Coronavirus and possible adaptation of the methods of deliberations
An important topic for most of the companies in France whose corporate bodies need to meet in person, failing which the related decisions are null and void.
It is almost impossible to hold a physical meeting currently in France. An important topic for most of the companies whose corporate bodies need to meet in person, failing which the related decisions are null and void. In particular in this period of the year when annual financial statements need to be authorised and soon approved.
This issue is about to be solved by the beginning of the week starting 23 March.
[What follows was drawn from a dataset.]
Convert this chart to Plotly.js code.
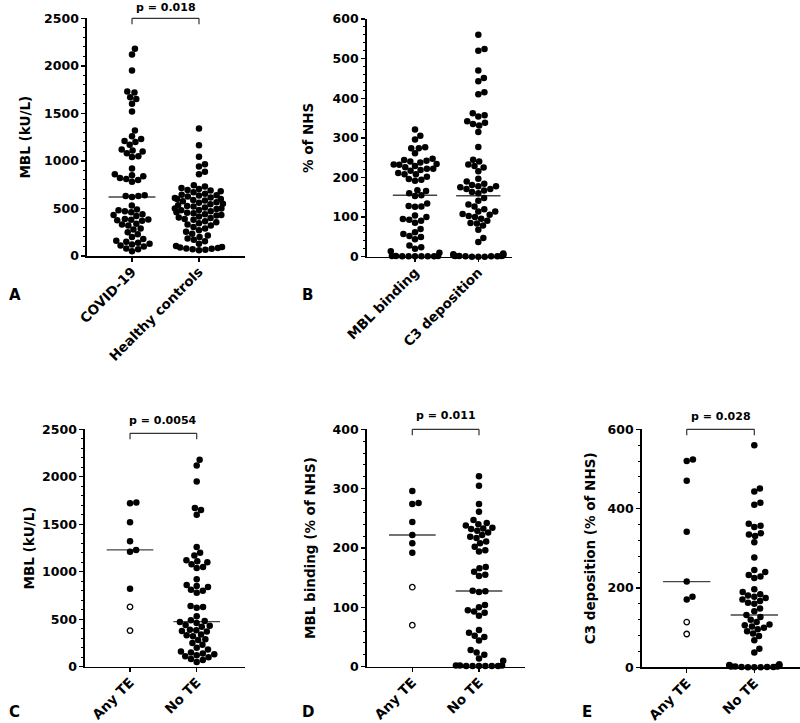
<!DOCTYPE html>
<html><head><meta charset="utf-8">
<script src="https://cdn.plot.ly/plotly-3.0.1.min.js"></script>
<style>html,body{margin:0;padding:0;background:#fff}#chart{width:800px;height:723px}</style>
</head><body><div id="chart"></div>
<script>
// ---------------- DATA ----------------
const categoriesA = ['COVID-19', 'Healthy controls'];
const categoriesB = ['MBL binding', 'C3 deposition'];
const categoriesTE = ['Any TE', 'No TE'];

// MBL (kU/L); last two Any TE patients drawn as open circles
const mblAnyTE = [1730, 1720, 1520, 1320, 1230, 1210, 820, 630, 380];
const mblNoTE = [2180, 2120, 1950, 1670, 1650, 1600,
  1260, 1200, 1170, 1120, 1110, 1100, 1080, 1050, 1040,
  920, 860, 850, 840, 810, 800, 780,
  640, 630, 620, 530,
  490, 480, 470, 460, 440, 430, 420,
  390, 385, 375, 370, 340, 330, 320,
  290, 280, 250, 230,
  200, 180, 160, 150, 140, 130, 120, 110, 100,
  80, 70, 50];
const mblHealthy = [1340, 1165, 1045, 965, 940, 885, 860, 745, 730, 715, 705,
  695, 690, 680, 670, 655, 645, 640, 635, 625, 615, 610, 600, 600,
  590, 585, 575, 565, 560, 550, 545, 535, 525, 520, 510, 500, 500,
  495, 485, 480, 470, 460, 455, 450, 440, 430, 425, 415, 405, 400,
  390, 380, 365, 355, 345, 330, 320, 305,
  290, 270, 255, 235, 215, 200,
  185, 170, 155, 130, 105,
  95, 90, 85, 80, 75, 70, 65, 60];

// MBL binding (% of NHS)
const bindingAnyTE = [296, 276, 274, 244, 222, 208, 192, 134, 70];
const bindingNoTE = [321, 305, 274, 261,
  247, 242, 240, 238, 234, 233, 232, 229, 226, 222, 219, 217, 211, 208, 202, 196, 194,
  168, 166, 160, 155, 153,
  128, 127, 126,
  104, 100, 95, 93, 91, 86,
  62, 57, 52, 50, 44,
  28, 24, 20, 14, 10,
  2, 2, 2, 1, 1, 1, 1, 1, 1];

// C3 deposition (% of NHS)
const c3AnyTE = [524, 520, 470, 342, 216, 178, 171, 114, 84];
const c3NoTE = [560,
  451, 443, 415, 410,
  362, 357, 354, 338, 335, 331, 315,
  277,
  245, 240, 233, 229, 225,
  197, 190, 184, 181, 178, 175, 171, 167, 163, 160,
  148, 141, 132,
  127, 120, 114, 108, 106, 103, 100, 96, 91, 85, 79, 68, 47, 37,
  8, 6, 5, 4, 4, 3, 3, 2, 2, 2, 1, 1, 1, 0, 0, 0];
const anyTEOpen = [false, false, false, false, false, false, false, true, true];

const pValues = ['p = 0.018', 'p = 0.0054', 'p = 0.011', 'p = 0.028'];
const yTitles = ['MBL (kU/L)', '% of NHS', 'MBL (kU/L)', 'MBL binding (% of NHS)', 'C3 deposition (% of NHS)'];
const panelLetters = ['A', 'B', 'C', 'D', 'E'];

// ---------------- LAYOUT HELPERS ----------------
const W = 800, H = 723;
const FONT = 'DejaVu Sans, Verdana, sans-serif';
const allOpen = arr => arr.map(() => false);

const panels = [
  {px: [87, 245], py: [18.3, 256], xr: [-0.672, 1.687], yr: [0, 2500], dtick: 500, minor: 100, standoff: 10,
   cats: categoriesA, groups: [mblAnyTE.concat(mblNoTE), mblHealthy], open: [null, null], med: [true, false],
   p: 0, bracketDrop: 0, pAbove: 11, letter: [15, 295]},
  {px: [366.7, 512], py: [19, 256.7], xr: [-0.763, 1.532], yr: [0, 600], dtick: 100, minor: 20, standoff: 16,
   cats: categoriesB, groups: [bindingAnyTE.concat(bindingNoTE), c3AnyTE.concat(c3NoTE)], open: [null, null], med: [true, true],
   p: null, letter: [307, 295]},
  {px: [85, 245], py: [429.3, 666.7], xr: [-0.675, 1.724], yr: [0, 2500], dtick: 500, minor: 100, standoff: 4,
   cats: categoriesTE, groups: [mblAnyTE, mblNoTE], open: [anyTEOpen, null], med: [true, true],
   p: 1, bracketDrop: 4, pAbove: 9.3, letter: [14, 712]},
  {px: [366.7, 525], py: [429.3, 666.7], xr: [-0.684, 1.69], yr: [0, 400], dtick: 100, minor: 20, standoff: 14,
   cats: categoriesTE, groups: [bindingAnyTE, bindingNoTE], open: [anyTEOpen, null], med: [true, true],
   p: 2, bracketDrop: 0, pAbove: 14, letter: [308, 712]},
  {px: [641.7, 800], py: [429.3, 667.3], xr: [-0.666, 1.676], yr: [0, 600], dtick: 200, minor: 40, standoff: 9,
   cats: categoriesTE, groups: [c3AnyTE, c3NoTE], open: [anyTEOpen, null], med: [true, true],
   p: 3, bracketDrop: 0, pAbove: 13, letter: [587, 712]}
];

function median(a) {
  const s = a.slice().sort((x, y) => x - y); const n = s.length;
  return n % 2 ? s[(n - 1) / 2] : (s[n / 2 - 1] + s[n / 2]) / 2;
}

// beeswarm offsets (pixels) computed from the values
function swarm(vals, pxPerY, d, capA, capW) {
  const idx = vals.map((v, i) => i).sort((a, b) => vals[a] - vals[b]);
  const placed = []; const off = new Array(vals.length);
  for (const i of idx) {
    const y = vals[i] * pxPerY;
    const cands = [0];
    for (const p of placed) {
      const dy = Math.abs(p.y - y);
      if (dy < d) { const dx = Math.sqrt(d * d - dy * dy); cands.push(p.x + dx, p.x - dx); }
    }
    let best = null;
    for (const c of cands) {
      let ok = true;
      for (const p of placed) { const dx = p.x - c, dy = p.y - y; if (dx * dx + dy * dy < d * d - 1e-6) { ok = false; break; } }
      if (ok && (best === null || Math.abs(c) < Math.abs(best) - 1e-9)) best = c;
    }
    placed.push({x: best, y: y}); off[i] = best;
  }
  return off.map(x => {
    const a = Math.abs(x); if (a <= capA) return x;
    return Math.sign(x) * (capA + (capW - capA) * Math.tanh((a - capA) / (capW - capA)));
  });
}

const traces = [], shapes = [], annotations = [];
const layout = {
  width: W, height: H, margin: {l: 0, r: 0, t: 0, b: 0},
  paper_bgcolor: '#fff', plot_bgcolor: '#fff', showlegend: false,
  font: {family: FONT, color: '#000', weight: 'bold'},
  shapes: shapes, annotations: annotations
};

panels.forEach((P, k) => {
  const n = k === 0 ? '' : String(k + 1);
  const xa = 'x' + n, ya = 'y' + n;
  const wPx = P.px[1] - P.px[0], hPx = P.py[1] - P.py[0];
  const pxPerX = wPx / (P.xr[1] - P.xr[0]);
  const pxPerY = hPx / (P.yr[1] - P.yr[0]);

  layout['xaxis' + n] = {
    domain: [P.px[0] / W, P.px[1] / W], range: P.xr, anchor: ya,
    tickmode: 'array', tickvals: [0, 1], ticktext: P.cats, tickangle: -45,
    tickfont: {family: FONT, size: 13.5, weight: 'bold', color: '#000'}, ticklabelstandoff: -3,
    showline: true, linecolor: '#000', linewidth: 1.6, ticks: 'outside', ticklen: 4, tickwidth: 1.4, tickcolor: '#000',
    showgrid: false, zeroline: false, fixedrange: true
  };
  layout['yaxis' + n] = {
    domain: [1 - P.py[1] / H, 1 - P.py[0] / H], range: P.yr, anchor: xa,
    tick0: 0, dtick: P.dtick, tickfont: {family: FONT, size: 12.5, weight: 'bold', color: '#000'},
    showline: true, linecolor: '#000', linewidth: 1.6, ticks: 'outside', ticklen: 4, tickwidth: 1.4, tickcolor: '#000',
    minor: {dtick: P.minor, tick0: 0, ticks: 'outside', ticklen: 2.5, tickwidth: 1, tickcolor: '#000', showgrid: false},
    showgrid: false, zeroline: false, fixedrange: true,
    title: {text: yTitles[k], font: {family: FONT, size: 13.5, weight: 'bold', color: '#000'}, standoff: P.standoff}
  };

  P.groups.forEach((vals, gi) => {
    const offs = swarm(vals, pxPerY, 6.4, 16, 25);
    const xs = offs.map(o => gi + o / pxPerX);
    const openFlags = P.open[gi] || allOpen(vals);
    const fx = [], fy = [], ox = [], oy = [];
    vals.forEach((v, i) => { if (openFlags[i]) { ox.push(xs[i]); oy.push(v); } else { fx.push(xs[i]); fy.push(v); } });
    traces.push({type: 'scatter', mode: 'markers', x: fx, y: fy, xaxis: xa, yaxis: ya, cliponaxis: false,
      marker: {size: 6.5, color: '#000', line: {width: 0}}, hoverinfo: 'y'});
    if (ox.length) traces.push({type: 'scatter', mode: 'markers', x: ox, y: oy, xaxis: xa, yaxis: ya, cliponaxis: false,
      marker: {size: 5.5, color: '#fff', line: {color: '#000', width: 1.3}}, hoverinfo: 'y'});
    if (P.med[gi]) {
      const m = median(vals);
      shapes.push({type: 'line', xref: xa, yref: ya, x0: gi - 0.35, x1: gi + 0.35, y0: m, y1: m,
        line: {color: '#444', width: 1.4}, layer: 'below'});
    }
  });

  if (P.p !== null) {
    const yd = 1 - P.bracketDrop / hPx, tick = 6 / hPx;
    const ref = {xref: xa, yref: ya + ' domain', line: {color: '#333', width: 1.2}};
    shapes.push(Object.assign({type: 'line', x0: 0, x1: 1, y0: yd, y1: yd}, ref));
    shapes.push(Object.assign({type: 'line', x0: 0, x1: 0, y0: yd, y1: yd - tick}, ref));
    shapes.push(Object.assign({type: 'line', x0: 1, x1: 1, y0: yd, y1: yd - tick}, ref));
    annotations.push({xref: xa, yref: ya + ' domain', x: 0.5, y: 1 + P.pAbove / hPx, text: pValues[P.p],
      showarrow: false, xanchor: 'center', yanchor: 'middle',
      font: {family: FONT, size: 11, weight: 'bold', color: '#000'}});
  }
  annotations.push({xref: 'paper', yref: 'paper', x: P.letter[0] / W, y: 1 - P.letter[1] / H, text: panelLetters[k],
    showarrow: false, xanchor: 'center', yanchor: 'middle', font: {family: FONT, size: 15, weight: 'bold', color: '#000'}});
});

Plotly.newPlot('chart', traces, layout, {staticPlot: true, displayModeBar: false});
</script>
</body></html>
French government intends to extend the use of other means (videoconferencing or means of telecommunication or written consultation) even if the law or the articles of association of the entities concerned provide otherwise.
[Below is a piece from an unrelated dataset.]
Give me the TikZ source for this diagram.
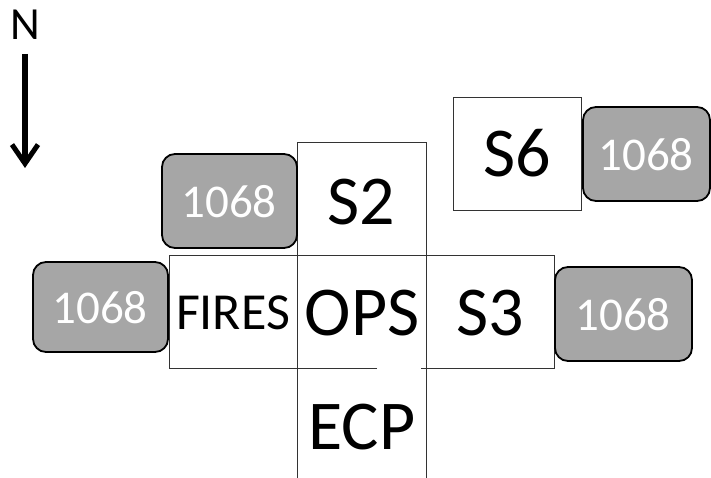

These rules would enter into force retroactively (probably on 14 march) and until 31 July, unless this date is further extended.
In the current global context of the coronavirus epidemic (covid-19) and the fight against its spread, and taking into account, particularly in France, decisions aimed at confining the population, the government is currently considering adapting the procedures for the holding of general meetings and boards of directors and supervisory boards of corporate entities (including limited liability companies, EIG (economic interest grouping), EEIG, cooperatives and insurance companies) in order to enable their bodies to deliberate validly and to ensure the continuity of their operations. The texts should be approved rapidly (probably early in the week starting 23 March, according to our understanding).
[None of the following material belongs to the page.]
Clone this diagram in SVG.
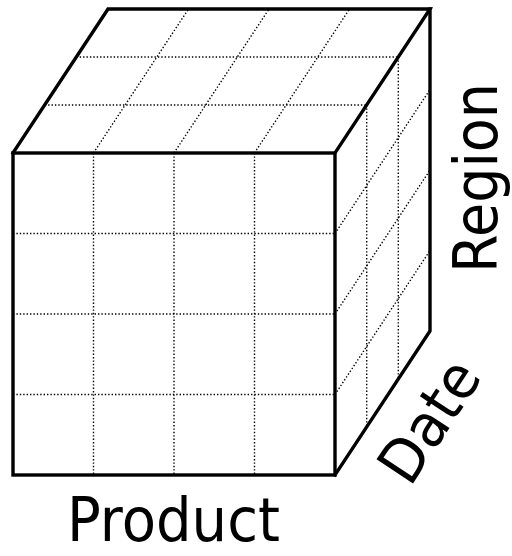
<svg xmlns="http://www.w3.org/2000/svg" width="512" height="556" viewBox="0 0 512 556">
  <style>
    .edge { fill: none; stroke: #000; stroke-width: 3.4; stroke-linejoin: miter; stroke-linecap: square; }
    .grid { fill: none; stroke: #000; stroke-width: 1.4; stroke-dasharray: 1.4 2; }
    .label { font-family: "DejaVu Sans", Verdana, sans-serif; font-size: 60px; fill: #000; }
  </style>
  <rect width="512" height="556" fill="#fff"/>

  <!-- cube cell grid (dotted) -->
  <g id="grid">
    <!-- front face: 4 x 4 cells -->
    <g id="front-grid">
      <line class="grid" x1="93.5" y1="153" x2="93.5" y2="475"/>
      <line class="grid" x1="174" y1="153" x2="174" y2="475"/>
      <line class="grid" x1="254.5" y1="153" x2="254.5" y2="475"/>
      <line class="grid" x1="13" y1="233.5" x2="335" y2="233.5"/>
      <line class="grid" x1="13" y1="314" x2="335" y2="314"/>
      <line class="grid" x1="13" y1="394.5" x2="335" y2="394.5"/>
    </g>
    <!-- top face: 4 x 3 cells -->
    <g id="top-grid">
      <line class="grid" x1="93.5" y1="153" x2="188.5" y2="9"/>
      <line class="grid" x1="174" y1="153" x2="269" y2="9"/>
      <line class="grid" x1="254.5" y1="153" x2="349.5" y2="9"/>
      <line class="grid" x1="44.7" y1="105" x2="366.7" y2="105"/>
      <line class="grid" x1="76.3" y1="57" x2="398.3" y2="57"/>
    </g>
    <!-- right face: 3 x 4 cells -->
    <g id="side-grid">
      <line class="grid" x1="366.7" y1="105" x2="366.7" y2="427"/>
      <line class="grid" x1="398.3" y1="57" x2="398.3" y2="379"/>
      <line class="grid" x1="335" y1="233.5" x2="430" y2="89.5"/>
      <line class="grid" x1="335" y1="314" x2="430" y2="170"/>
      <line class="grid" x1="335" y1="394.5" x2="430" y2="250.5"/>
    </g>
  </g>

  <!-- cube outline -->
  <g id="cube">
    <rect class="edge" x="13" y="153" width="322" height="322"/>
    <polyline class="edge" points="13,153 108,9 430,9 335,153"/>
    <polyline class="edge" points="430,9 430,331 335,475"/>
  </g>

  <!-- axis labels -->
  <g id="labels">
    <text id="product" class="label" x="67" y="541" textLength="213" lengthAdjust="spacingAndGlyphs">Product</text>
    <text id="region" class="label" transform="translate(497,273) rotate(-90)" textLength="190" lengthAdjust="spacingAndGlyphs">Region</text>
    <text id="date" class="label" transform="translate(410,488) rotate(-56.6)" textLength="133" lengthAdjust="spacingAndGlyphs">Date</text>
  </g>
</svg>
With regard to general meetings, it would be envisaged to exceptionally authorize companies to hold their meetings without the physical presence of the partners/shareholders. This measure, if taken, would allow the meetings to deliberate and not have to be adjourned. Of course, in such a case, shareholders/partners would continue to be able to fully exercise their rights (in particular the right to vote, to ask written questions and/or to propose the inclusion of draft resolutions on the agenda) under the conditions provided for by the applicable laws and regulations.
In order to encourage the participation and voting of shareholders/partners, it would also be planned to extend the use of alternative methods of deliberation (videoconferencing or means of telecommunication or written consultation), in companies for which these alternative means of deliberation are already provided for by law, by removing the requirement that a clause in the articles of association must authorize it, or, for companies for which the use of videoconferencing or telecommunication means are not yet authorized, by extending it to these companies, provided that these means can guarantee the integrity of the deliberations as required by the law. Thus, provided that they have adequate technical means, all these companies would be entitled to use these alternative methods of deliberation.
With regard to the boards of directors or supervisory boards, in order to enable them to continue to carry out their mission (and in particular during this period to approve or examine, as the case may be, the annual financial statements, which has per the law needs to be performed by means of a physical meeting), it is planned to extend and make more flexible the use of videoconferencing and telecommunication means to hold the meetings. As per the general meetings, these means must guarantee the integrity of the deliberations as required by the law.
In order to allow all general meetings (a significant number of which must be held before 30 June 2020) and meetings of boards of directors and supervisory boards to be held under satisfactory conditions of legal certainty, these provisions could be applicable retroactively (probably from the date on which the ban on meetings of more than 100 people came into force (14 March) and until a date allowing general meetings to be held to approve the financial statements (currently set at 31 July 2020). The period of application of these exceptional provisions could be extended, depending on the health situation, without exceeding a deadline currently set at 30 November 2020.